What the task asks: Extract everything from the first line through the line with "import seaborn as sns", both ends included, except for any pictures.

Data lines:
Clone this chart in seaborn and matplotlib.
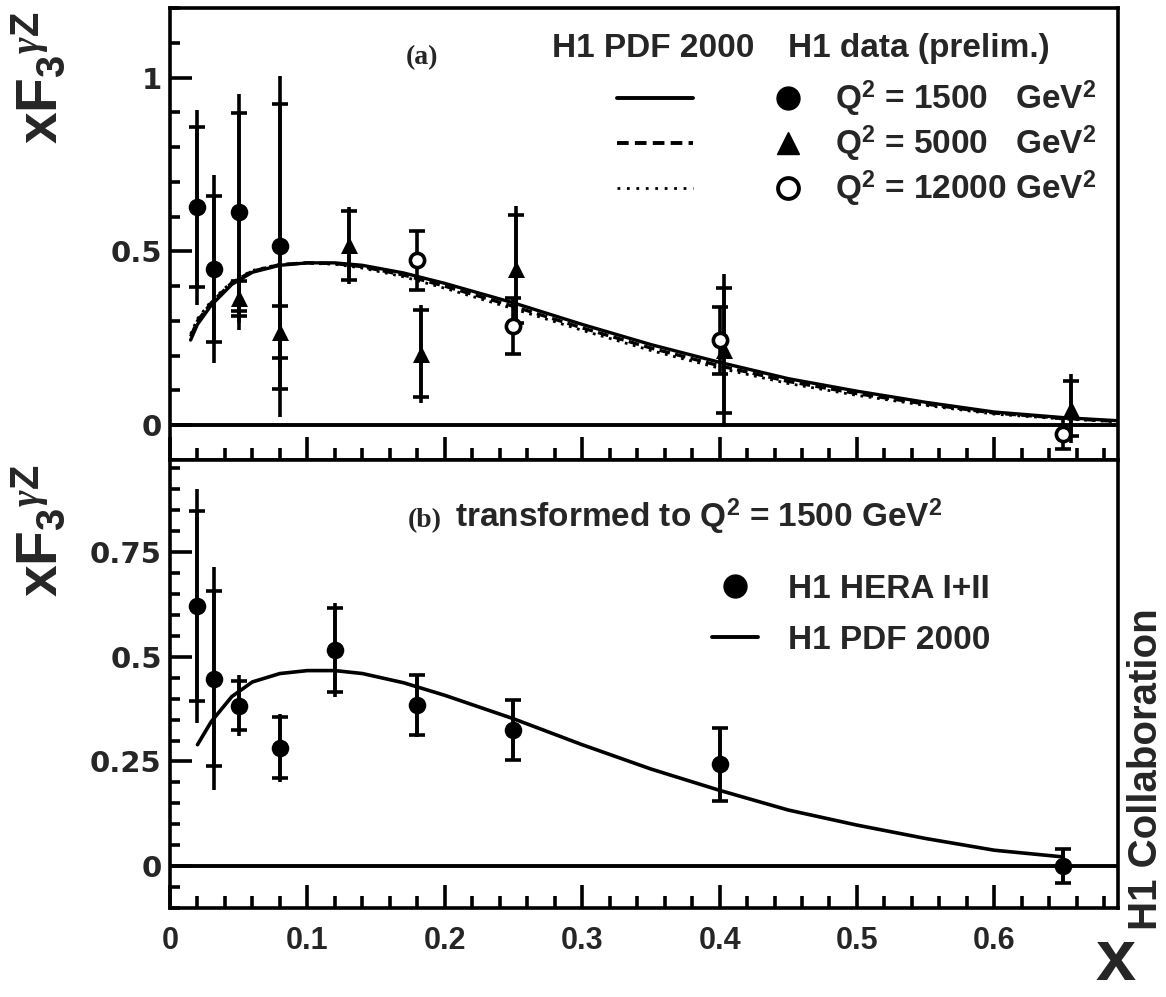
"""
xF3 gamma-Z structure function, H1 PDF 2000 vs H1 data
(a) three Q2 bins, (b) transformed to Q2 = 1500 GeV2
"""

import matplotlib
matplotlib.use('Agg')
import matplotlib.pyplot as plt
from matplotlib.lines import Line2D
from matplotlib.ticker import MultipleLocator
import numpy as np
import pandas as pd
import seaborn as sns

# H1 PDF 2000 curves
pdf_x = [0.015, 0.02, 0.03, 0.045, 0.06, 0.08, 0.10, 0.12, 0.14, 0.17, 0.20,
         0.25, 0.30, 0.35, 0.40, 0.45, 0.50, 0.55, 0.60, 0.65, 0.69]
pdf_1500 = [0.245, 0.29, 0.345, 0.405, 0.44, 0.46, 0.467, 0.467, 0.46, 0.438, 0.408,
            0.352, 0.29, 0.232, 0.181, 0.134, 0.098, 0.066, 0.038, 0.022, 0.013]
pdf_5000 = [0.255, 0.30, 0.352, 0.41, 0.443, 0.462, 0.467, 0.465, 0.456, 0.432, 0.400,
            0.342, 0.280, 0.222, 0.171, 0.126, 0.091, 0.061, 0.035, 0.020, 0.011]
pdf_12000 = [0.262, 0.306, 0.357, 0.413, 0.445, 0.463, 0.466, 0.463, 0.452, 0.427, 0.394,
             0.335, 0.273, 0.215, 0.164, 0.120, 0.086, 0.057, 0.032, 0.018, 0.010]

# (a) Q2 = 1500 GeV2
q1500_x = [0.02, 0.032, 0.05, 0.08]
q1500_y = [0.627, 0.450, 0.614, 0.515]
q1500_stat = [0.23, 0.21, 0.285, 0.41]
q1500_tot = [0.28, 0.27, 0.34, 0.49]

# (a) Q2 = 5000 GeV2
q5000_x = [0.05, 0.08, 0.13, 0.183, 0.252, 0.403, 0.656]
q5000_y = [0.365, 0.268, 0.517, 0.205, 0.450, 0.215, 0.048]
q5000_stat = [0.05, 0.075, 0.10, 0.125, 0.155, 0.18, 0.08]
q5000_tot = [0.07, 0.10, 0.11, 0.14, 0.18, 0.22, 0.10]

# (a) Q2 = 12000 GeV2
q12000_x = [0.18, 0.25, 0.40, 0.65]
q12000_y = [0.474, 0.285, 0.244, -0.024]
q12000_stat = [0.086, 0.08, 0.096, 0.045]

# (b) H1 HERA I+II, transformed to Q2 = 1500 GeV2
comb_x = [0.02, 0.032, 0.05, 0.08, 0.12, 0.18, 0.25, 0.40, 0.65]
comb_y = [0.621, 0.448, 0.383, 0.283, 0.516, 0.384, 0.325, 0.243, 0.0]
comb_stat = [0.227, 0.21, 0.058, 0.072, 0.10, 0.072, 0.072, 0.087, 0.04]
comb_tot = [0.28, 0.267, 0.073, 0.081, 0.112, 0.075, 0.075, 0.09, 0.04]

top_yticks = [0, 0.5, 1]
top_yticklabels = ['0', '0.5', '1']
bot_yticks = [0, 0.25, 0.5, 0.75]
bot_yticklabels = ['0', '0.25', '0.5', '0.75']
xticks = [0, 0.1, 0.2, 0.3, 0.4, 0.5, 0.6]
xticklabels = ['0', '0.1', '0.2', '0.3', '0.4', '0.5', '0.6']

sns.set_theme(style='white')
plt.rcParams['font.family'] = ['Liberation Sans', 'DejaVu Sans']
plt.rcParams['font.weight'] = 'bold'
plt.rcParams['mathtext.fontset'] = 'custom'
plt.rcParams['mathtext.rm'] = 'Liberation Sans:bold'
plt.rcParams['mathtext.bf'] = 'Liberation Sans:bold'
plt.rcParams['mathtext.it'] = 'Liberation Serif:italic'

W, H = 1166, 997
LW = 2.6


def fx(px):
    return px / W


def fy(py):
    return 1 - py / H


def draw_points(ax, x, y, stat, tot, marker, filled=True, size=150):
    if tot is not None:
        ax.errorbar(x, y, yerr=tot, fmt='none', ecolor='black', elinewidth=LW,
                    capsize=0, zorder=3)
    ax.errorbar(x, y, yerr=stat, fmt='none', ecolor='black', elinewidth=LW,
                capsize=5.5, capthick=LW, zorder=3)
    df = pd.DataFrame({'x': x, 'y': y})
    sns.scatterplot(data=df, x='x', y='y', ax=ax, marker=marker, s=size,
                    color='black' if filled else 'white', edgecolor='black',
                    linewidth=0 if filled else LW, zorder=4, legend=False)


def style_axes(ax, ylim, yticks, ylabels, yminor):
    ax.set_xlim(0, 0.69)
    ax.set_ylim(*ylim)
    for s in ax.spines.values():
        s.set_linewidth(LW)
        s.set_color('black')
    ax.set_xticks(xticks)
    ax.xaxis.set_minor_locator(MultipleLocator(0.02))
    ax.set_yticks(yticks, labels=ylabels, fontfamily='DejaVu Sans',
                  fontsize=21, fontweight='bold')
    ax.yaxis.set_minor_locator(MultipleLocator(yminor))
    ax.tick_params(axis='both', which='both', direction='in', width=LW,
                   color='black', top=False, right=False, bottom=True, left=True)
    ax.tick_params(axis='y', which='major', length=16, pad=6)
    ax.tick_params(axis='y', which='minor', length=7.5)
    ax.tick_params(axis='x', which='major', length=16.5, pad=13)
    ax.tick_params(axis='x', which='minor', length=8.5)
    ax.axhline(0, color='black', lw=2.8, zorder=2)
    ax.set_xlabel('')
    ax.set_ylabel('')
    ax.grid(False)


fig = plt.figure(figsize=(W / 100, H / 100), dpi=100)
ax_top = fig.add_axes([fx(170), fy(460), fx(1118) - fx(170), fy(8) - fy(460)])
ax_bot = fig.add_axes([fx(170), fy(908), fx(1118) - fx(170), fy(460) - fy(908)])

# ---- panel (a)
sns.lineplot(x=pdf_x, y=pdf_1500, ax=ax_top, color='black', lw=2.4,
             sort=False, estimator=None, zorder=2)
sns.lineplot(x=pdf_x, y=pdf_5000, ax=ax_top, color='black', lw=2.4,
             linestyle=(0, (3.2, 1.6)), sort=False, estimator=None, zorder=2)
sns.lineplot(x=pdf_x, y=pdf_12000, ax=ax_top, color='black', lw=2.0,
             linestyle=(0, (1, 2.0)), sort=False, estimator=None, zorder=2)

draw_points(ax_top, q1500_x, q1500_y, q1500_stat, q1500_tot, 'o', size=160)
draw_points(ax_top, q5000_x, q5000_y, q5000_stat, q5000_tot, '^', size=150)
draw_points(ax_top, q12000_x, q12000_y, q12000_stat, None, 'o', filled=False, size=105)

style_axes(ax_top, (-0.1, 1.2), top_yticks, top_yticklabels, 0.1)
ax_top.tick_params(axis='x', labelbottom=False)

# ---- panel (b)
pdf_arr = np.array(pdf_x)
sel = (pdf_arr >= 0.02) & (pdf_arr <= 0.65)
sns.lineplot(x=pdf_arr[sel], y=np.array(pdf_1500)[sel], ax=ax_bot, color='black',
             lw=2.6, sort=False, estimator=None, zorder=2)
draw_points(ax_bot, comb_x, comb_y, comb_stat, comb_tot, 'o', size=160)

style_axes(ax_bot, (-0.1, 0.97), bot_yticks, bot_yticklabels, 0.05)
ax_bot.set_xticks(xticks, labels=xticklabels, fontsize=22, fontweight='bold')

# ---- legends
font = {'family': 'Liberation Sans', 'weight': 'bold', 'size': 24}
q_labels = [r'Q$^{\mathbf{2}}$ = 1500   GeV$^{\mathbf{2}}$',
            r'Q$^{\mathbf{2}}$ = 5000   GeV$^{\mathbf{2}}$',
            r'Q$^{\mathbf{2}}$ = 12000 GeV$^{\mathbf{2}}$']

line_handles = [Line2D([], [], color='black', lw=2.8),
                Line2D([], [], color='black', lw=2.8, ls=(0, (3.0, 1.6))),
                Line2D([], [], color='black', lw=2.0, ls=(0, (1, 2.4)))]
leg_lines = ax_top.legend(line_handles, ['', '', ''], loc='upper left',
                          bbox_to_anchor=(fx(617), fy(86)), bbox_transform=fig.transFigure,
                          frameon=False, prop=font, handlelength=2.28, handletextpad=0.0,
                          borderpad=0, borderaxespad=0, labelspacing=0.42)
ax_top.add_artist(leg_lines)

marker_handles = [Line2D([], [], ls='none', marker='o', ms=16.5, color='black'),
                  Line2D([], [], ls='none', marker='^', ms=15.5, color='black'),
                  Line2D([], [], ls='none', marker='o', ms=15, mfc='white',
                         mec='black', mew=2.8)]
ax_top.legend(marker_handles, q_labels, loc='upper left',
              bbox_to_anchor=(fx(771), fy(79)), bbox_transform=fig.transFigure,
              frameon=False, prop=font, handlelength=1.0, handletextpad=0.93,
              borderpad=0, borderaxespad=0, labelspacing=0.15)

fig.text(fx(552), fy(57), 'H1 PDF 2000', fontsize=24, fontweight='bold', va='baseline')
fig.text(fx(788), fy(57), 'H1 data (prelim.)', fontsize=24, fontweight='bold', va='baseline')
fig.text(fx(422), fy(64), '(a)', family='Liberation Serif', fontsize=20,
         fontweight='bold', ha='center', va='baseline')

bot_handles = [Line2D([], [], ls='none', marker='o', ms=16.5, color='black'),
               Line2D([], [], color='black', lw=2.8)]
ax_bot.legend(bot_handles, ['H1 HERA I+II', 'H1 PDF 2000'], loc='upper left',
              bbox_to_anchor=(fx(712), fy(574)), bbox_transform=fig.transFigure,
              frameon=False, prop=font, handlelength=1.38, handletextpad=0.9,
              borderpad=0, borderaxespad=0, labelspacing=0.6)

fig.text(fx(425), fy(527), '(b)', family='Liberation Serif', fontsize=20,
         fontweight='bold', ha='center', va='baseline')
fig.text(fx(455), fy(527), r'transformed to Q$^{\mathbf{2}}$ = 1500 GeV$^{\mathbf{2}}$',
         fontsize=24, fontweight='bold', va='baseline')

# axis titles
ylab = r'$\mathbf{xF}_{\mathbf{3}}{}^{\gamma\mathbf{Z}}$'
fig.text(fx(12), fy(144), ylab, fontsize=41, rotation=90, ha='left', va='bottom')
fig.text(fx(12), fy(597), ylab, fontsize=41, rotation=90, ha='left', va='bottom')
fig.text(fx(1136), fy(995), 'x', fontsize=52, fontweight='bold', ha='right', va='bottom')
fig.text(fx(1146), fy(769), 'H1 Collaboration', fontsize=29, fontweight='bold',
         rotation=90, ha='center', va='center')

plt.savefig('out.png', dpi=100)
plt.close()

Result of this task:
Clone this chart in seaborn and matplotlib.
"""
xF3 gamma-Z structure function, H1 PDF 2000 vs H1 data
(a) three Q2 bins, (b) transformed to Q2 = 1500 GeV2
"""

import matplotlib
matplotlib.use('Agg')
import matplotlib.pyplot as plt
from matplotlib.lines import Line2D
from matplotlib.ticker import MultipleLocator
import numpy as np
import pandas as pd
import seaborn as sns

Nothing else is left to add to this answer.